Friday, December 23, 2011

Grateful for the Banquet of Life - Part II

As we move through the holy days of three spiritual traditions, I offer these thoughts on three ways that we can improve our "gratitude attitude"—approaching life as a banquet, a feast—even in what feels like challenging times. 

(Part II appears today. Part I was posted earlier this week.)

Grateful for the Banquet of Life

Part II

Eat mindfully.

When your holiday table overflows with delicious concoctions, instead of gobbling your food, consider eating "mindfully." Buddhist monk, Thich Nhat Hanh, describes how in his lovely book, Peace is Every Step. Eat slowly. Take a bite and chew each forkful 8-10 times. Don't chatter through the meal. Eating with silence, or in positive conversation, allows us to connect, not only to the food but also gently to those around us. "Having the opportunity to sit with our family and friends and enjoy wonderful food is something precious, something not everyone has," Hanh says. Many people in the world are hungry. Eating mindfully, with compassion, connects us to a global family, and a bigger picture of life.

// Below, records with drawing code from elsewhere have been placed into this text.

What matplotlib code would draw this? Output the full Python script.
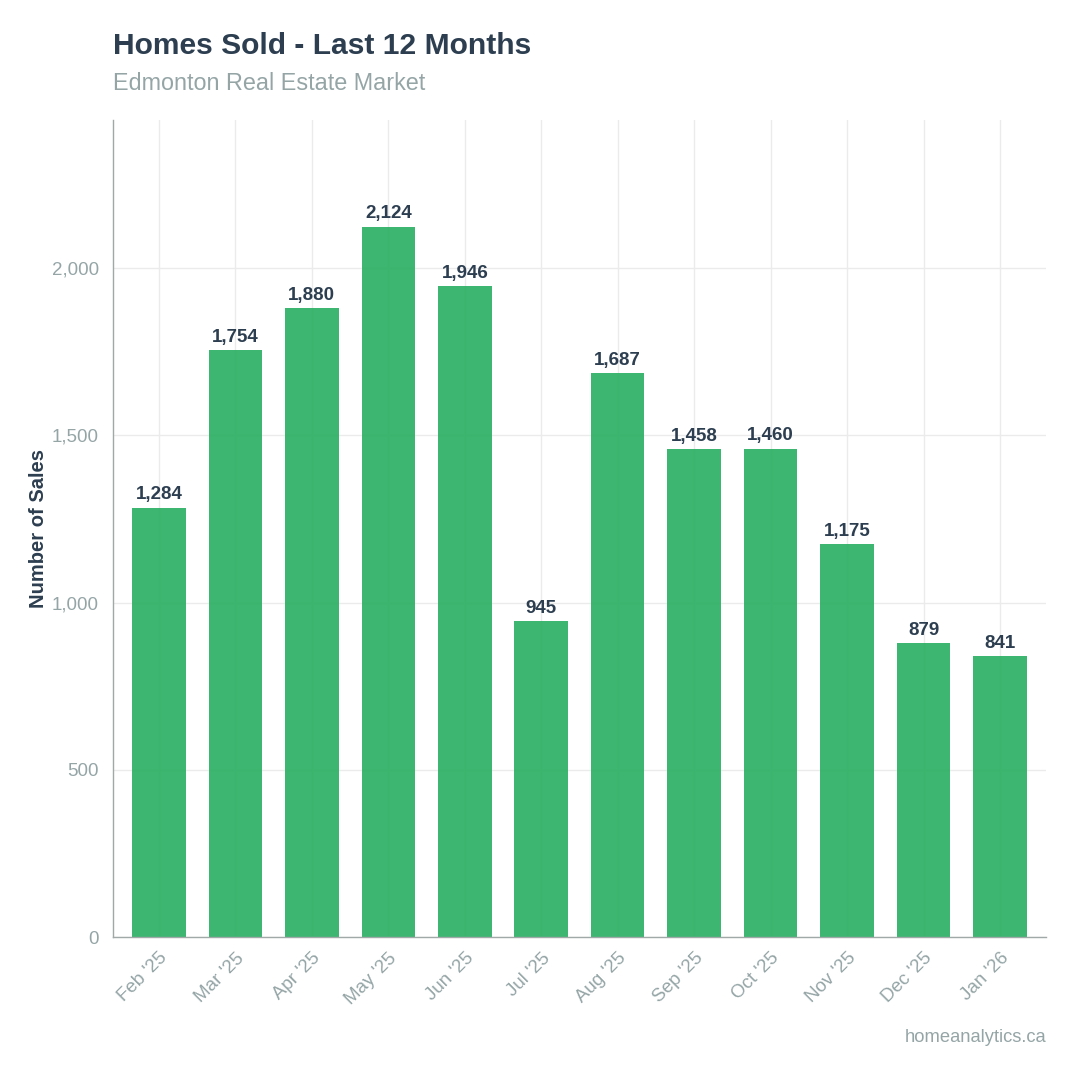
import matplotlib
matplotlib.use('Agg')
import matplotlib.pyplot as plt

# Monthly home sales, Edmonton
months = ["Feb '25", "Mar '25", "Apr '25", "May '25", "Jun '25", "Jul '25",
          "Aug '25", "Sep '25", "Oct '25", "Nov '25", "Dec '25", "Jan '26"]
sales = [1284, 1754, 1880, 2124, 1946, 945, 1687, 1458, 1460, 1175, 879, 841]
yticks = [0, 500, 1000, 1500, 2000]

dark = '#2c3e50'
gray = '#95a5a6'
green = '#27ae60'

plt.rcParams['font.family'] = ['Liberation Sans', 'DejaVu Sans']

fig = plt.figure(figsize=(10.8, 10.8), dpi=100)
ax = fig.add_axes([0.1046, 0.1324, 0.8639, 0.7565])

x = list(range(len(months)))
bars = ax.bar(x, sales, width=0.7, color=green, alpha=0.9, zorder=2)

for xi, v in zip(x, sales):
    ax.annotate(f'{v:,}', (xi, v), xytext=(0, 3), textcoords='offset points',
                ha='center', va='bottom', fontsize=13.5, fontweight='bold', color=dark)

ax.set_xlim(-0.6, len(months) - 0.4)
ax.set_ylim(0, max(sales) * 1.15)
ax.set_yticks(yticks)
ax.set_yticklabels([f'{t:,}' for t in yticks])
ax.set_xticks(x)
ax.set_xticklabels(months, rotation=45, ha='right', rotation_mode='anchor')

ax.tick_params(axis='both', length=0, labelsize=13.5, labelcolor=gray)
ax.tick_params(axis='x', pad=9)
ax.tick_params(axis='y', pad=10)

ax.grid(True, color='#ebebeb', linewidth=1, zorder=0)
ax.set_axisbelow(True)
for s in ['top', 'right']:
    ax.spines[s].set_visible(False)
for s in ['left', 'bottom']:
    ax.spines[s].set_color('#a0a8a8')
    ax.spines[s].set_linewidth(1)

ax.set_ylabel('Number of Sales', fontsize=14.5, fontweight='bold', color=dark)
ax.yaxis.set_label_coords(-0.0697, 0.5)

fig.text(0.1046, 1 - 46 / 1080, 'Homes Sold - Last 12 Months', fontsize=21.6,
         fontweight='bold', color=dark, va='center', ha='left')
fig.text(0.1046, 1 - 83 / 1080, 'Edmonton Real Estate Market', fontsize=16.8,
         color=gray, va='center', ha='left')
fig.text(1046 / 1080, 1 - 1037 / 1080, 'homeanalytics.ca', fontsize=13.2,
         color=gray, va='center', ha='right')

fig.savefig('out.png', dpi=100, facecolor='white')
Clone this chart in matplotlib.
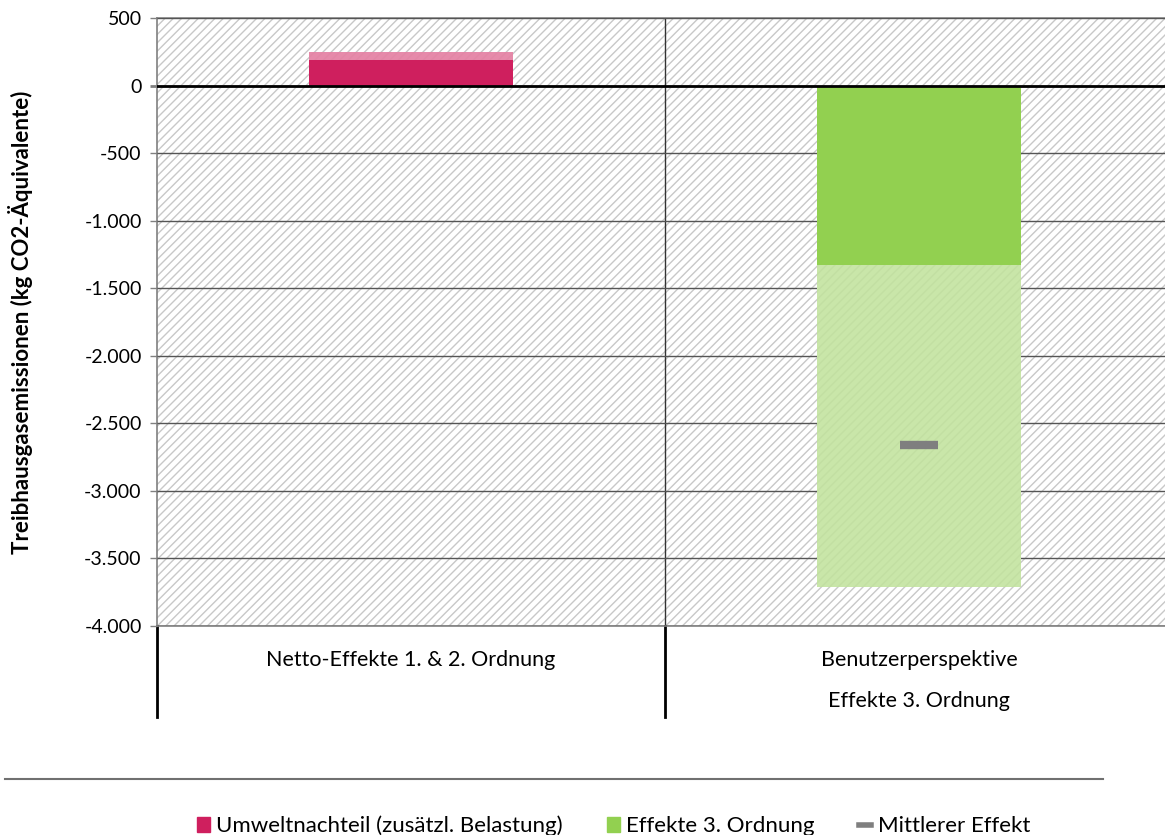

Remember your manners and use them.

Say "thank you" more often and feel what response you receive. Look people in the eyes, smile and say it; you will receive an even bigger response from them. Use the word "please." It humbles people and can change their attitude toward you. Speak to others like you want to be spoken to. Good manners beget good behavior. As each of us models positive behavior, a light shines forth to encourage others to do the same. Using the "magic words" of "please" and "thank you" can shift our perspective, keeping us mindful of the opportunities available to us.

Speak your gratitude out loud and mean it.

Vocalizing thankfulness seems to shift something inside of us. The next time you are speaking to a friend notice something sincerely wonderful about them and tell them so. Watch what happens. Their inner glow will begin kindling. Yours will too, knowing you are responsible for this little flicker. And as result, gratitude for the gift of their friendship can bloom. This is a wonderful exercise to do at family gatherings, especially over dessert. When the meal is done, when we are feeling sated and full, take the time to share an expression of appreciation, not just for the culinary skills of the cook(s), but for each person seated at the table. As we see the beauty in each person, our lives are immeasurably enriched, communication enhanced, bonds strengthened.

This holiday season may we strive to behave better at the feast. I wish you a bountiful table, loving friends and family, and a heart so full, that upon departing, we burst forth into the world showering ourselves—and everyone we meet—with thankfulness and an attitude of appreciation.